▸ TASK INSTRUCTIONS: From the first line of the data below through the line holding "ratio_obs = [1.25, 1.183, 1.167, 1.133, 1.097, 1.083, 1.07]", output each line exactly and leave the pictures out.
------------------------------------------------
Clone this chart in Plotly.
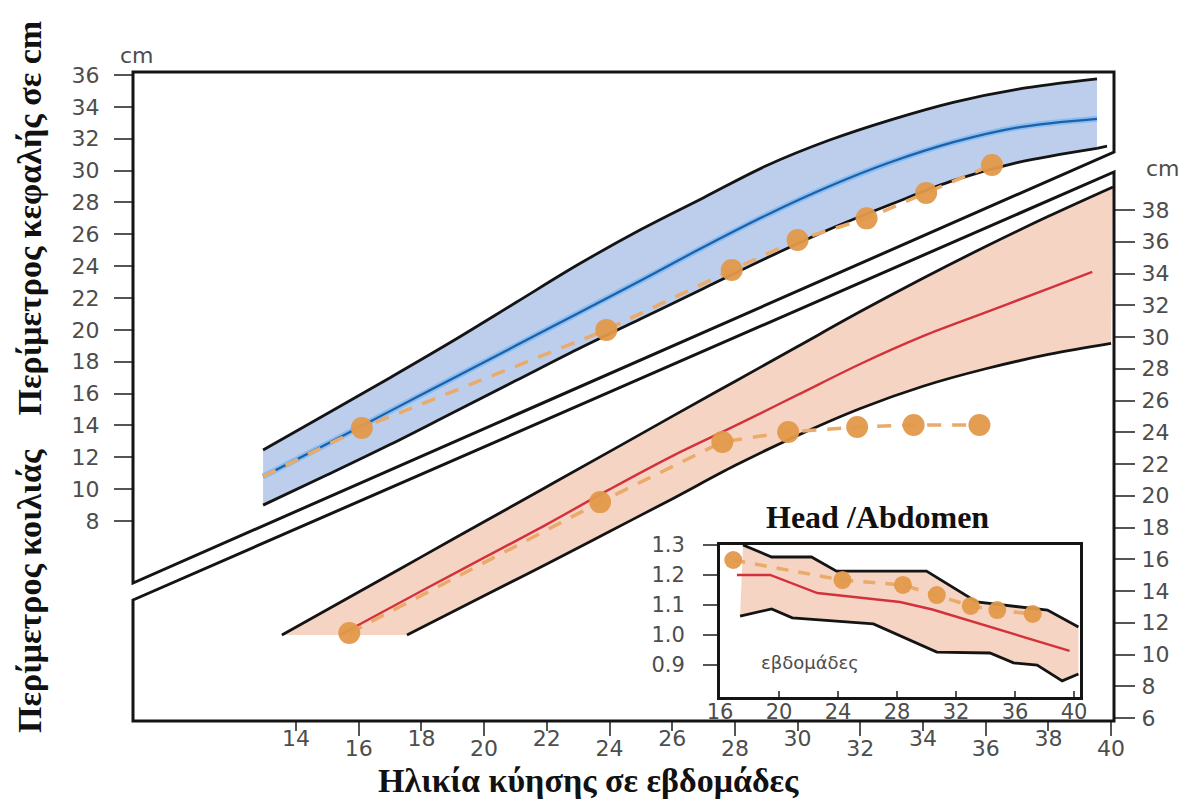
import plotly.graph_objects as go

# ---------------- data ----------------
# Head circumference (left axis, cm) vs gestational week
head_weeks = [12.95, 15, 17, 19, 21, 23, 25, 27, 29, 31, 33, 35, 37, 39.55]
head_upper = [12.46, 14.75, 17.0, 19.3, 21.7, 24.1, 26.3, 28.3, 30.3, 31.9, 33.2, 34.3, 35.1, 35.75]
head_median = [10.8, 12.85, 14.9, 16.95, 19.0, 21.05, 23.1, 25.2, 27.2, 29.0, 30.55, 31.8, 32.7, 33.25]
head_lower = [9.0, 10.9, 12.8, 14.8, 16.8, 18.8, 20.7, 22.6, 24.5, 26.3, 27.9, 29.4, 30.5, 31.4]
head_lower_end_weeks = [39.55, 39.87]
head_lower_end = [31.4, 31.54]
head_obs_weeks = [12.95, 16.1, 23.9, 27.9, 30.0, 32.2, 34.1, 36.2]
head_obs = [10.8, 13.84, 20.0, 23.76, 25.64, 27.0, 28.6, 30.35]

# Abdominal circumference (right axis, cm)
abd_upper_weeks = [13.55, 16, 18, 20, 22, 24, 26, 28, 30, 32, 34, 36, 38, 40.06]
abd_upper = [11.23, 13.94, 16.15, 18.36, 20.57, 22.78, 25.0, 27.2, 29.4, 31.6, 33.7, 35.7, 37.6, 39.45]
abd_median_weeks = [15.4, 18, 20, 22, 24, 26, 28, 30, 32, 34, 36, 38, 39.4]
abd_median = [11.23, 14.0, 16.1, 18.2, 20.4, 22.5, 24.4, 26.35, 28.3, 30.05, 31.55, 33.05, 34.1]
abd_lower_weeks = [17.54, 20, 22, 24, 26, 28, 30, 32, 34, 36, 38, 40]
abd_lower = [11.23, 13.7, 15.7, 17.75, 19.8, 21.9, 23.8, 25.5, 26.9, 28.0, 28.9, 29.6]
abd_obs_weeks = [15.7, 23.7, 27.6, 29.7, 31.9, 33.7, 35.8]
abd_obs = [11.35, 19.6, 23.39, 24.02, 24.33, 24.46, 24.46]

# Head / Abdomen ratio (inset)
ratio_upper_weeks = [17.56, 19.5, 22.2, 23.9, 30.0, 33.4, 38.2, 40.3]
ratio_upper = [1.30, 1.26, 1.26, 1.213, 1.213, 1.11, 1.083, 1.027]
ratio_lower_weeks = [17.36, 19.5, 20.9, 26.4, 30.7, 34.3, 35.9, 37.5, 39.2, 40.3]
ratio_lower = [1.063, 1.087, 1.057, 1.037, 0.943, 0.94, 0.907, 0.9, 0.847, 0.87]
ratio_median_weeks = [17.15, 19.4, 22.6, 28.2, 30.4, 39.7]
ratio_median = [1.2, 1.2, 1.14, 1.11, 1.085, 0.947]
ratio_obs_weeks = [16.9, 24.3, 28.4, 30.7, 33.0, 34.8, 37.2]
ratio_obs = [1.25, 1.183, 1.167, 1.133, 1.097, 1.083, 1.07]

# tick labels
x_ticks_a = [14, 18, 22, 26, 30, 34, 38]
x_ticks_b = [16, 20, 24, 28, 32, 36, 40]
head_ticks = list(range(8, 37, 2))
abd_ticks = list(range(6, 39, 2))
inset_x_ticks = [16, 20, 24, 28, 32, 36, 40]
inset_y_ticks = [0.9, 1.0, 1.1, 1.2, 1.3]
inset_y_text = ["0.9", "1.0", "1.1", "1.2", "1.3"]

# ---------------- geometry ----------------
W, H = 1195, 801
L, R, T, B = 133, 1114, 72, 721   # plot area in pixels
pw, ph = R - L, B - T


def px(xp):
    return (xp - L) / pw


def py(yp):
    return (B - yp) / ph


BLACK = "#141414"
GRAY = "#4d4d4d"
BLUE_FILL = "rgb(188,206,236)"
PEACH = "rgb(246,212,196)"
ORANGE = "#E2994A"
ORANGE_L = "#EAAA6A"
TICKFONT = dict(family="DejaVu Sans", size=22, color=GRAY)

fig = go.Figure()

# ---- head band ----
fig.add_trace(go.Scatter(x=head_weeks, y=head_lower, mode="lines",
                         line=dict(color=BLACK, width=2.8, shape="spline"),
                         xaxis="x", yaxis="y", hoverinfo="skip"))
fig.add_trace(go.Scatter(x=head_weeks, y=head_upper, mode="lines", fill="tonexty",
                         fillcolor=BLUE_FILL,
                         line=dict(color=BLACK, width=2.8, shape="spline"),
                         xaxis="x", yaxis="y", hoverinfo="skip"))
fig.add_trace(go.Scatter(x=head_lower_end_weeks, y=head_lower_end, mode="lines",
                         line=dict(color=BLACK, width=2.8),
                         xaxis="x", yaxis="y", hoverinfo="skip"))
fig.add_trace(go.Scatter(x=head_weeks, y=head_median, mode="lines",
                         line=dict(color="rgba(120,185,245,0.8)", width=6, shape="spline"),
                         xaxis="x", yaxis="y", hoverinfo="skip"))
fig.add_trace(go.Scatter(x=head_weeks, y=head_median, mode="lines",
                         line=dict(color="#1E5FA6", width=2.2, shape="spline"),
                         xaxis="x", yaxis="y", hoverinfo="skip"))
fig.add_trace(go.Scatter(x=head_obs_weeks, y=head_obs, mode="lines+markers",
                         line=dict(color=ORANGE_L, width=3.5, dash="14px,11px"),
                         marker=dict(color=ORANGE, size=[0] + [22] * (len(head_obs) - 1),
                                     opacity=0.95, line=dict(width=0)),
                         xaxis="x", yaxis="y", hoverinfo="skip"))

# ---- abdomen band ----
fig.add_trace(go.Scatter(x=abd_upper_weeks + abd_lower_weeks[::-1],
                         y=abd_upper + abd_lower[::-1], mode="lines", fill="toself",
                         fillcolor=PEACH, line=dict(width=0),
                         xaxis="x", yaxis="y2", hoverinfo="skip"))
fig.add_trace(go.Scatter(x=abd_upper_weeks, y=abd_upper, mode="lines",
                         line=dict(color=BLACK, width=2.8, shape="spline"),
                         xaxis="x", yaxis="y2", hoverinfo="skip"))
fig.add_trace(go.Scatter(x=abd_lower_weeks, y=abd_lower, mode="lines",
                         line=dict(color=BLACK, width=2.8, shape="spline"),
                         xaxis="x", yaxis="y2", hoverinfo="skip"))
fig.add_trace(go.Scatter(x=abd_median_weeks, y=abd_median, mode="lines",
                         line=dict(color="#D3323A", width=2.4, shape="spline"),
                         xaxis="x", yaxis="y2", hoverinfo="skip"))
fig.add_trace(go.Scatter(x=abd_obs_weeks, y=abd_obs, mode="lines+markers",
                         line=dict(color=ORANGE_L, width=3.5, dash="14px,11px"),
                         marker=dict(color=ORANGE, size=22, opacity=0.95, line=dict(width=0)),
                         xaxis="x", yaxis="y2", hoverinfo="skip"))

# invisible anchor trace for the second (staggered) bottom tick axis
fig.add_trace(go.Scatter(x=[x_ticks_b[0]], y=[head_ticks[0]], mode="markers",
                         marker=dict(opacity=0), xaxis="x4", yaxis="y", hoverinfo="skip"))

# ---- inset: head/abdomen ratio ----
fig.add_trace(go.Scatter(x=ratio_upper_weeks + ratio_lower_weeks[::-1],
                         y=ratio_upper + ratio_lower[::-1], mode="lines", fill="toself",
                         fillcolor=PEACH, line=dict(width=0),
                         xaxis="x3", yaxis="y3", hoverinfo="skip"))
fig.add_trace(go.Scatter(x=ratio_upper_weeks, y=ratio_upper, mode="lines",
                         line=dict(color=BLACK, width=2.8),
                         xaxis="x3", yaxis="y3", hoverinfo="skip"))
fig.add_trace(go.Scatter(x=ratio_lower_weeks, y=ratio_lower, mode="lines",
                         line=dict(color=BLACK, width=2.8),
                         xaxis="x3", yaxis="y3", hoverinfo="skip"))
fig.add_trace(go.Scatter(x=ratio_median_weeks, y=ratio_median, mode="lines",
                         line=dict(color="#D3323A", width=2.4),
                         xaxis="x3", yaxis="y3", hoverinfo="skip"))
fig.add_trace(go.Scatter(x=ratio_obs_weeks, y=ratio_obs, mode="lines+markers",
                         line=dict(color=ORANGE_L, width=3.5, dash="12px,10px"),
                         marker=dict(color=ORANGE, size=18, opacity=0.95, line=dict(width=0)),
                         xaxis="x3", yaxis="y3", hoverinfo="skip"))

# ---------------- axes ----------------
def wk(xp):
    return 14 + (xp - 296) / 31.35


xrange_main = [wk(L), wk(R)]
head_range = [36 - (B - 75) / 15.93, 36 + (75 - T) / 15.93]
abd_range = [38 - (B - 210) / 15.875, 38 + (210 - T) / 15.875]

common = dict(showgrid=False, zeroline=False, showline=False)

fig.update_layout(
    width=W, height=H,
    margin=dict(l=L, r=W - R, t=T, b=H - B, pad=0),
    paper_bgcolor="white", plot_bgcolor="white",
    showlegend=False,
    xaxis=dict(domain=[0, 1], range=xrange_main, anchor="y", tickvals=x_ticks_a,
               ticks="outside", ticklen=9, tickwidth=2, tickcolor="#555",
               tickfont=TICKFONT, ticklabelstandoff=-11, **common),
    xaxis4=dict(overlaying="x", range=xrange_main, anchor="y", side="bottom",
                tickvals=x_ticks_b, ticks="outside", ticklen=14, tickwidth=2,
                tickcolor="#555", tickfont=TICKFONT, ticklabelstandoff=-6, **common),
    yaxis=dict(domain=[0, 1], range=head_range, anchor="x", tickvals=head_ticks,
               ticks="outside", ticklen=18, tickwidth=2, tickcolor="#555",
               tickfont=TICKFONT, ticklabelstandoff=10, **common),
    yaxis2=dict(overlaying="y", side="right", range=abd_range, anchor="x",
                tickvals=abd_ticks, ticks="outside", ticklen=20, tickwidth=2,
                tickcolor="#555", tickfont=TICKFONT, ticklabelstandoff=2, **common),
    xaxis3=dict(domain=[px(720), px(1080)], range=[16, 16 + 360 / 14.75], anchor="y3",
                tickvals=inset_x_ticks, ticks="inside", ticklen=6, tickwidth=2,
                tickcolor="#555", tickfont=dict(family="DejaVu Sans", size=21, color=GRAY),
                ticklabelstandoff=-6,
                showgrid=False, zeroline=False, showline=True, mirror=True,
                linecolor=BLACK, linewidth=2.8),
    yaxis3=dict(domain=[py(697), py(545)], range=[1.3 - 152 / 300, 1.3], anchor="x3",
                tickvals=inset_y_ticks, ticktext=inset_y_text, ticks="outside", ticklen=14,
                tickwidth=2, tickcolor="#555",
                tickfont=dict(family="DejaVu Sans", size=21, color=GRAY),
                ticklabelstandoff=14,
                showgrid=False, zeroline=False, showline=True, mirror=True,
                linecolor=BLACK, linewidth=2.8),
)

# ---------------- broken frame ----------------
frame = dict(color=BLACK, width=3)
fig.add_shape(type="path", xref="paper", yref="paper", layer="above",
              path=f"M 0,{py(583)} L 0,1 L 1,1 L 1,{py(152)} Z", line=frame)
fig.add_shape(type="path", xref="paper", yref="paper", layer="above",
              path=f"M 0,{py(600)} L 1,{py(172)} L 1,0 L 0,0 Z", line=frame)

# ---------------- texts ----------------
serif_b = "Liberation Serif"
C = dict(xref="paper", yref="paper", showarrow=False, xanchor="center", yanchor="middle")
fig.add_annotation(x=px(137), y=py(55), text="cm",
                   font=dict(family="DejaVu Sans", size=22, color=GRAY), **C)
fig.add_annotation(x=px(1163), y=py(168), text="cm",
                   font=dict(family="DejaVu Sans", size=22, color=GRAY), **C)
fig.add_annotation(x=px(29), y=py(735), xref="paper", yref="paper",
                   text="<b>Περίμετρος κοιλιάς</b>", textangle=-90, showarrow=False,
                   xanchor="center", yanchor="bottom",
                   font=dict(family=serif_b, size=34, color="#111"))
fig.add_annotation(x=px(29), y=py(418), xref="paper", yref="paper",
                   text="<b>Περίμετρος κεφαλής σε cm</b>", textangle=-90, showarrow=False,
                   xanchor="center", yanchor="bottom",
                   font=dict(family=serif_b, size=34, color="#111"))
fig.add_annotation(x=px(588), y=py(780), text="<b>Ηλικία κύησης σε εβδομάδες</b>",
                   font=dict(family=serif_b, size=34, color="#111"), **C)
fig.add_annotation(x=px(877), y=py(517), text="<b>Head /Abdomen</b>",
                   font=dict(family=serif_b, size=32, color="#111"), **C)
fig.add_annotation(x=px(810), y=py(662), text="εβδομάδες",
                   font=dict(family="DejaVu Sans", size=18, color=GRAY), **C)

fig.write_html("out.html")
------------------------------------------------
▸ IN RESPONSE:
Clone this chart in Plotly.
import plotly.graph_objects as go

# ---------------- data ----------------
# Head circumference (left axis, cm) vs gestational week
head_weeks = [12.95, 15, 17, 19, 21, 23, 25, 27, 29, 31, 33, 35, 37, 39.55]
head_upper = [12.46, 14.75, 17.0, 19.3, 21.7, 24.1, 26.3, 28.3, 30.3, 31.9, 33.2, 34.3, 35.1, 35.75]
head_median = [10.8, 12.85, 14.9, 16.95, 19.0, 21.05, 23.1, 25.2, 27.2, 29.0, 30.55, 31.8, 32.7, 33.25]
head_lower = [9.0, 10.9, 12.8, 14.8, 16.8, 18.8, 20.7, 22.6, 24.5, 26.3, 27.9, 29.4, 30.5, 31.4]
head_lower_end_weeks = [39.55, 39.87]
head_lower_end = [31.4, 31.54]
head_obs_weeks = [12.95, 16.1, 23.9, 27.9, 30.0, 32.2, 34.1, 36.2]
head_obs = [10.8, 13.84, 20.0, 23.76, 25.64, 27.0, 28.6, 30.35]

# Abdominal circumference (right axis, cm)
abd_upper_weeks = [13.55, 16, 18, 20, 22, 24, 26, 28, 30, 32, 34, 36, 38, 40.06]
abd_upper = [11.23, 13.94, 16.15, 18.36, 20.57, 22.78, 25.0, 27.2, 29.4, 31.6, 33.7, 35.7, 37.6, 39.45]
abd_median_weeks = [15.4, 18, 20, 22, 24, 26, 28, 30, 32, 34, 36, 38, 39.4]
abd_median = [11.23, 14.0, 16.1, 18.2, 20.4, 22.5, 24.4, 26.35, 28.3, 30.05, 31.55, 33.05, 34.1]
abd_lower_weeks = [17.54, 20, 22, 24, 26, 28, 30, 32, 34, 36, 38, 40]
abd_lower = [11.23, 13.7, 15.7, 17.75, 19.8, 21.9, 23.8, 25.5, 26.9, 28.0, 28.9, 29.6]
abd_obs_weeks = [15.7, 23.7, 27.6, 29.7, 31.9, 33.7, 35.8]
abd_obs = [11.35, 19.6, 23.39, 24.02, 24.33, 24.46, 24.46]

# Head / Abdomen ratio (inset)
ratio_upper_weeks = [17.56, 19.5, 22.2, 23.9, 30.0, 33.4, 38.2, 40.3]
ratio_upper = [1.30, 1.26, 1.26, 1.213, 1.213, 1.11, 1.083, 1.027]
ratio_lower_weeks = [17.36, 19.5, 20.9, 26.4, 30.7, 34.3, 35.9, 37.5, 39.2, 40.3]
ratio_lower = [1.063, 1.087, 1.057, 1.037, 0.943, 0.94, 0.907, 0.9, 0.847, 0.87]
ratio_median_weeks = [17.15, 19.4, 22.6, 28.2, 30.4, 39.7]
ratio_median = [1.2, 1.2, 1.14, 1.11, 1.085, 0.947]
ratio_obs_weeks = [16.9, 24.3, 28.4, 30.7, 33.0, 34.8, 37.2]
ratio_obs = [1.25, 1.183, 1.167, 1.133, 1.097, 1.083, 1.07]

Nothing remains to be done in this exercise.